↓

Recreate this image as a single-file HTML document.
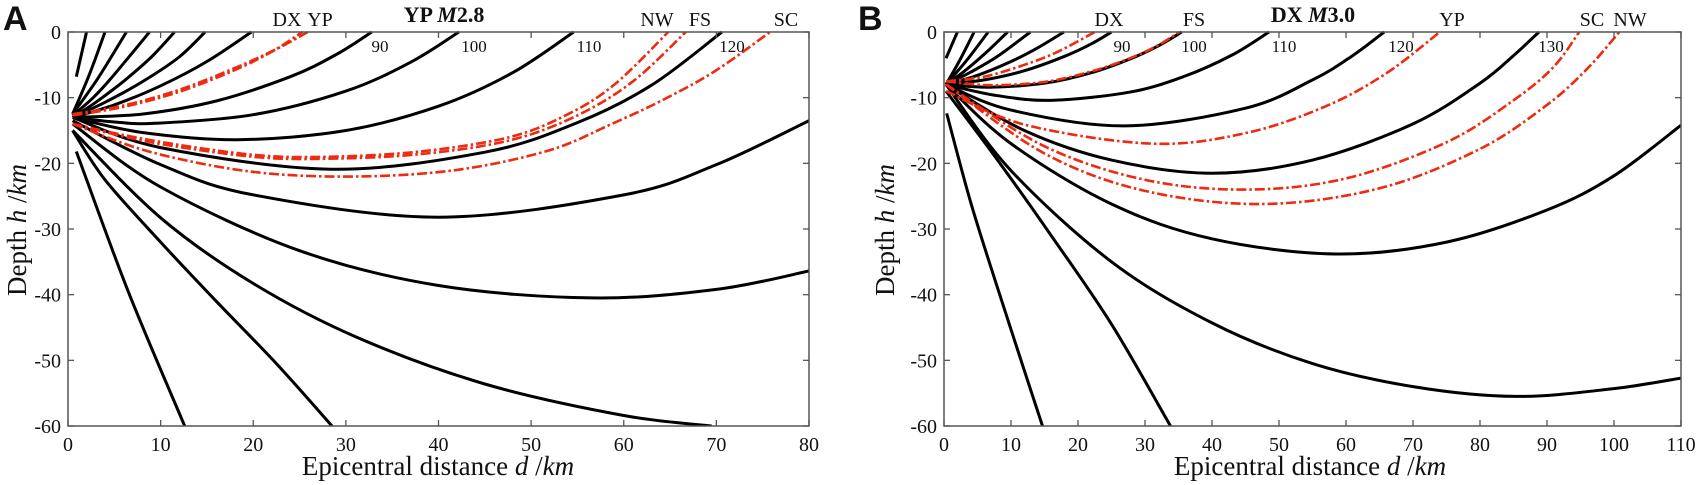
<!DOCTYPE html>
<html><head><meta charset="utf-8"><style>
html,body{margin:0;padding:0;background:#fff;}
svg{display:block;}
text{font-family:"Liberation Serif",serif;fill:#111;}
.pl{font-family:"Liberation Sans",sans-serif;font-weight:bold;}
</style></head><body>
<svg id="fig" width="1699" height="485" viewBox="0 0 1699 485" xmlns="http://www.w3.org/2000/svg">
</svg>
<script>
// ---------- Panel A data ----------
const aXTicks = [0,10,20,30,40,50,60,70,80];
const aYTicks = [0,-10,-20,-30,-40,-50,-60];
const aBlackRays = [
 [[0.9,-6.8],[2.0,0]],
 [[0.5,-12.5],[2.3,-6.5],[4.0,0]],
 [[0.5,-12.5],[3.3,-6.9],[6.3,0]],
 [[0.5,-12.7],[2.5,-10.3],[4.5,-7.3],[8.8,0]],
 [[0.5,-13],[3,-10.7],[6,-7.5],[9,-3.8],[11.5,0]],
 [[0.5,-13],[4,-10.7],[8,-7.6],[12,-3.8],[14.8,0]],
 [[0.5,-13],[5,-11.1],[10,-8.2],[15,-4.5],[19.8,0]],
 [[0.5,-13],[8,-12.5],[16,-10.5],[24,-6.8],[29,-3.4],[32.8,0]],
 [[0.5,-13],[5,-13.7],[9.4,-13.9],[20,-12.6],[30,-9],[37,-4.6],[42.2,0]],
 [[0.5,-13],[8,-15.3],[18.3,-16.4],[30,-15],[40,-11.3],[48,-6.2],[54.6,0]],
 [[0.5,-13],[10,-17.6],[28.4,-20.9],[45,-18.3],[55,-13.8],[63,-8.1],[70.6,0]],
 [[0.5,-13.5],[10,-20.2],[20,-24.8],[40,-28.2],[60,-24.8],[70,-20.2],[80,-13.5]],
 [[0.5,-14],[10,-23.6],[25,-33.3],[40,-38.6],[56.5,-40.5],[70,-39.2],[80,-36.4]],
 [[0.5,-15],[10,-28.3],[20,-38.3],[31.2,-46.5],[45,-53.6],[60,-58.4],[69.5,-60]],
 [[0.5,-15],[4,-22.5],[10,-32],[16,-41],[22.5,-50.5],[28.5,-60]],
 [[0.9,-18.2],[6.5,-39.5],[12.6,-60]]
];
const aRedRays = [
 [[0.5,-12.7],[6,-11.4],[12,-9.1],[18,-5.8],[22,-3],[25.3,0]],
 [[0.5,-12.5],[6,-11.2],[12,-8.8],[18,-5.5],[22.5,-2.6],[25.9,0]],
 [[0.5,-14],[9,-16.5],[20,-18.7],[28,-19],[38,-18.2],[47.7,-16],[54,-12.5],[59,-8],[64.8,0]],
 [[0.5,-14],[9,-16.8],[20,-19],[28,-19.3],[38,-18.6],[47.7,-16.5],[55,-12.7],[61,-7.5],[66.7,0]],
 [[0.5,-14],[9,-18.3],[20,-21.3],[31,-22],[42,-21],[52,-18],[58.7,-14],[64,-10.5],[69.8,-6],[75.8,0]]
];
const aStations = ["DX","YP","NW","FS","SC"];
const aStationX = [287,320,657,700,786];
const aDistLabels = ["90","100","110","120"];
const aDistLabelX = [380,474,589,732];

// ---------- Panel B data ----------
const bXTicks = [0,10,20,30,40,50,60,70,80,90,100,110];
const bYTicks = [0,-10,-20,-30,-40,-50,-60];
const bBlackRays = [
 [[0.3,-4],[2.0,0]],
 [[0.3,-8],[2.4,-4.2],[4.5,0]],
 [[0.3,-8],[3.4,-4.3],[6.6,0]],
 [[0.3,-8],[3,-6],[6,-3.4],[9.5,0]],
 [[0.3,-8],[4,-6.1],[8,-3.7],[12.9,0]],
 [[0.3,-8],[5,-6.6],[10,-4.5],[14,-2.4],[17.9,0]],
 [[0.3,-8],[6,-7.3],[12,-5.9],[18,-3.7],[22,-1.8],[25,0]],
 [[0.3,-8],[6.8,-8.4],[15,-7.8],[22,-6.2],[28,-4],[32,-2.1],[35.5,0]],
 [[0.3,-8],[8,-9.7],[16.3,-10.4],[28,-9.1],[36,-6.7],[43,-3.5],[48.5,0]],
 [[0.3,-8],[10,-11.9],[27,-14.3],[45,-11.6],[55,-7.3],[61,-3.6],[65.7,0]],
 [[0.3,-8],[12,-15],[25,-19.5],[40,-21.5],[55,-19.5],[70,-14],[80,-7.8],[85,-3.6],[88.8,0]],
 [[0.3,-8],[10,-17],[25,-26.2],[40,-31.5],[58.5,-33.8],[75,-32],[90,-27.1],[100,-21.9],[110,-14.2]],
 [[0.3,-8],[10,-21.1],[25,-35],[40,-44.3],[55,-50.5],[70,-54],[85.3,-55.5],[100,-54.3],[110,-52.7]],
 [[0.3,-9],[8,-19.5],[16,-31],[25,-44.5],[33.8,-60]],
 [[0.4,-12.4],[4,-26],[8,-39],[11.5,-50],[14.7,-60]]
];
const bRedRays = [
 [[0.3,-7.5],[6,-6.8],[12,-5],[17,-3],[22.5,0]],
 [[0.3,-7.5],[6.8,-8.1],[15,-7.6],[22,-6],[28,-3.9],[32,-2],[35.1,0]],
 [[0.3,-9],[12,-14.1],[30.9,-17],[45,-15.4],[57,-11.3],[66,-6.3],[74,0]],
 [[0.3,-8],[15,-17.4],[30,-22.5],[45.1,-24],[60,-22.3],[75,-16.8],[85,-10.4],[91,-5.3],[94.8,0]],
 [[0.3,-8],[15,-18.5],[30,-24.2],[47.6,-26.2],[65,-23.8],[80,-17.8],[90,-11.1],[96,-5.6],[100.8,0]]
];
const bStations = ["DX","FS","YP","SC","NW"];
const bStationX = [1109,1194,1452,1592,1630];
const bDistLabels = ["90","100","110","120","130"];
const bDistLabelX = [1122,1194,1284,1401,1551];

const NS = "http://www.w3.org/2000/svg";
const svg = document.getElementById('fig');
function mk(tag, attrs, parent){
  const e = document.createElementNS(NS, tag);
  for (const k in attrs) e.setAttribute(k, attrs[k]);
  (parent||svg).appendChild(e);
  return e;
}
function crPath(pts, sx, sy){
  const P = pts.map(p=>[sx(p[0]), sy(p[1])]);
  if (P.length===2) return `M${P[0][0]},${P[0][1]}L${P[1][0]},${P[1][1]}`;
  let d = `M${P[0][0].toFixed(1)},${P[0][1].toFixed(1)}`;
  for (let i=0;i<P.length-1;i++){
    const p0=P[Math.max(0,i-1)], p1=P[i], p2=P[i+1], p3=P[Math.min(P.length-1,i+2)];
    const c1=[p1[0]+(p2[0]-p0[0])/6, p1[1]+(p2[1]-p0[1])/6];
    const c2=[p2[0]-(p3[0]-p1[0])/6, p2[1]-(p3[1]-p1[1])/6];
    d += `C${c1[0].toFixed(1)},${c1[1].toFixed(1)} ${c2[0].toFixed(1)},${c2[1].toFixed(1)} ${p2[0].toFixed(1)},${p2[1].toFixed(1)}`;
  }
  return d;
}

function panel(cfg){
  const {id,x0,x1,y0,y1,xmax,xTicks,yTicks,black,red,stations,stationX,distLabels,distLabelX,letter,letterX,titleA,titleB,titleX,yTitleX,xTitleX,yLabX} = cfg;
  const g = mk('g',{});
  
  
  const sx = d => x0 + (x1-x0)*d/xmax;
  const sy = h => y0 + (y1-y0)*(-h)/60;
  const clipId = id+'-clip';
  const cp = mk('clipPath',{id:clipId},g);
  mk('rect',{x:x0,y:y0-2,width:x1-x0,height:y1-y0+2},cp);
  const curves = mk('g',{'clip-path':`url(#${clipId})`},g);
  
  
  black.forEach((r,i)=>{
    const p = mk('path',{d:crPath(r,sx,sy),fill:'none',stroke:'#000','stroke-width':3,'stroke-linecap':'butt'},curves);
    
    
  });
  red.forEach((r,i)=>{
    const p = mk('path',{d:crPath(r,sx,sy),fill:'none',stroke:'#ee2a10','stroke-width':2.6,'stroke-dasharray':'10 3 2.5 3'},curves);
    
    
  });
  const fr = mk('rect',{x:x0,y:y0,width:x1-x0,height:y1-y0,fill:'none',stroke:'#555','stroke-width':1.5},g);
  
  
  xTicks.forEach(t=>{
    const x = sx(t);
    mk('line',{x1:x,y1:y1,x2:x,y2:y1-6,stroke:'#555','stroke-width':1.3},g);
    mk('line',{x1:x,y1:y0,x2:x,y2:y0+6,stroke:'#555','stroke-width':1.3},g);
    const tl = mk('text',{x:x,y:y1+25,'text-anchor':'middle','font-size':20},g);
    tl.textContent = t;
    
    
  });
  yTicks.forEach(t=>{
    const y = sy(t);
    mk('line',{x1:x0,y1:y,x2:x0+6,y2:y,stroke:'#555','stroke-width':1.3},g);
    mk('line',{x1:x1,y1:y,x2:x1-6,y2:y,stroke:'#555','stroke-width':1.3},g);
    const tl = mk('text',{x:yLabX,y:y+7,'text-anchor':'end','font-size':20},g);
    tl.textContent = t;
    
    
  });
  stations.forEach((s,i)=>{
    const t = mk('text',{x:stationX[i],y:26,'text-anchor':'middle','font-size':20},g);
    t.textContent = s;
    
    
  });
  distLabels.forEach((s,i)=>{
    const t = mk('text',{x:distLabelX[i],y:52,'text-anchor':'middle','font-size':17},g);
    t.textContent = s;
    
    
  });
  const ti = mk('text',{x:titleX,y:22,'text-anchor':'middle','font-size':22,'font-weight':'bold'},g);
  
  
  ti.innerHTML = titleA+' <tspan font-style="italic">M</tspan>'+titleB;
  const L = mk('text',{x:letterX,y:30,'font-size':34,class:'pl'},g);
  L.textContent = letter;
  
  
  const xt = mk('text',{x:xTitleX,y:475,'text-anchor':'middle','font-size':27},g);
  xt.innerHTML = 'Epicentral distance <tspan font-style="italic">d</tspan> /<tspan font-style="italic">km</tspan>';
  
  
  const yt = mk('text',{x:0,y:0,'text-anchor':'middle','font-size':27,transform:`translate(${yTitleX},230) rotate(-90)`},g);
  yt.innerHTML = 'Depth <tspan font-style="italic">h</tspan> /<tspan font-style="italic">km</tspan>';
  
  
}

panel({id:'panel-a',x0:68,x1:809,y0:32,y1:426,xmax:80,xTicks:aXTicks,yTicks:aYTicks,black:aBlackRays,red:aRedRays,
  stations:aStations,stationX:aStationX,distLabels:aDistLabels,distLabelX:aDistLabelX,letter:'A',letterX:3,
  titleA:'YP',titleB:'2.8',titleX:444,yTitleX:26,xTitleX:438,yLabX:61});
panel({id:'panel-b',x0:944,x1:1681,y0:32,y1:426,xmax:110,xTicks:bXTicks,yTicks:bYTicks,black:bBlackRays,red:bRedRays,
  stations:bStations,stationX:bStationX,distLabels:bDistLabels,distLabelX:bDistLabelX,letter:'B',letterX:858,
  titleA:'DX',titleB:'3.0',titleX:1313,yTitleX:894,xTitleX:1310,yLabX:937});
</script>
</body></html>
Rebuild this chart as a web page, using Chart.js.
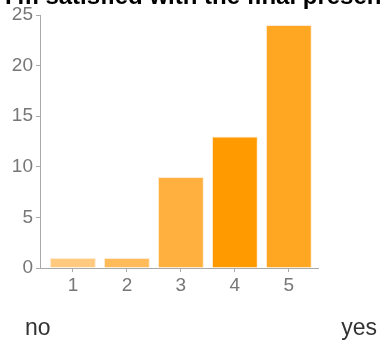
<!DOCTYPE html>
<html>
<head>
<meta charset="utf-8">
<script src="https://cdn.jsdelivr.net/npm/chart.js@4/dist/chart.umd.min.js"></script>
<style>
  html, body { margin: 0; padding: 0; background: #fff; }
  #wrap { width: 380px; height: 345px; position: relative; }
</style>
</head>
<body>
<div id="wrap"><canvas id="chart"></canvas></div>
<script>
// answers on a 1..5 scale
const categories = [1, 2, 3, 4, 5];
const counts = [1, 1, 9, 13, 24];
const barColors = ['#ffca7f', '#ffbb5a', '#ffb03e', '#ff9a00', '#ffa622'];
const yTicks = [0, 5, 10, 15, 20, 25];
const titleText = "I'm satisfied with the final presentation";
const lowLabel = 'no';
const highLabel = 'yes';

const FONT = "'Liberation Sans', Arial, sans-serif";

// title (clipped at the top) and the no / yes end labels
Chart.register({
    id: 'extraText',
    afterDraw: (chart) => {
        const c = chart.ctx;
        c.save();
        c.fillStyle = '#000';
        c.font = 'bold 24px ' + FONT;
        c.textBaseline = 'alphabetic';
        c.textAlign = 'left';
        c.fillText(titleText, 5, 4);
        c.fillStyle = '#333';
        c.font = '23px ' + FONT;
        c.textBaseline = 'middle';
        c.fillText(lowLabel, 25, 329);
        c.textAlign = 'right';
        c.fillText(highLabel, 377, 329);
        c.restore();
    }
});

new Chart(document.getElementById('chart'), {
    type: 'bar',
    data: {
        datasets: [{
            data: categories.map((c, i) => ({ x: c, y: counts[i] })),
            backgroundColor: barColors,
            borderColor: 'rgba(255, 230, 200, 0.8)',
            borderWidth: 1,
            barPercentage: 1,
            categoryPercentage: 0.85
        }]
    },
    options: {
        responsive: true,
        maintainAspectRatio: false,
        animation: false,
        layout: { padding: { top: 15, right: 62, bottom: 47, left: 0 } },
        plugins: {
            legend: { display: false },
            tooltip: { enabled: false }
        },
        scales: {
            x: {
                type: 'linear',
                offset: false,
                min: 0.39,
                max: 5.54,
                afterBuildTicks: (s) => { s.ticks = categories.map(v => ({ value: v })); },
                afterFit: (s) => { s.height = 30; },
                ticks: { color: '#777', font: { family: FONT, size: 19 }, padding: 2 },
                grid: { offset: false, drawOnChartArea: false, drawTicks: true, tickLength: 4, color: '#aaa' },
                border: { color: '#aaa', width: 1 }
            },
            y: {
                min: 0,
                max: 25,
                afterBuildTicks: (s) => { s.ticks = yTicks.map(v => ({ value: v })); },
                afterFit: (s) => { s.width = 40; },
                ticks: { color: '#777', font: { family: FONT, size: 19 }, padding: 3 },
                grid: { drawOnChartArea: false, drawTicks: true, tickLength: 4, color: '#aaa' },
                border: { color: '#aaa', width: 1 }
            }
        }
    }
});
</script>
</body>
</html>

↑

Aim of the exercise
Which lines hold the word "this"? Copy all of them.

Complete response
Recreate this image as a single-file HTML document.
Rebuild this chart as a web page, using Chart.js.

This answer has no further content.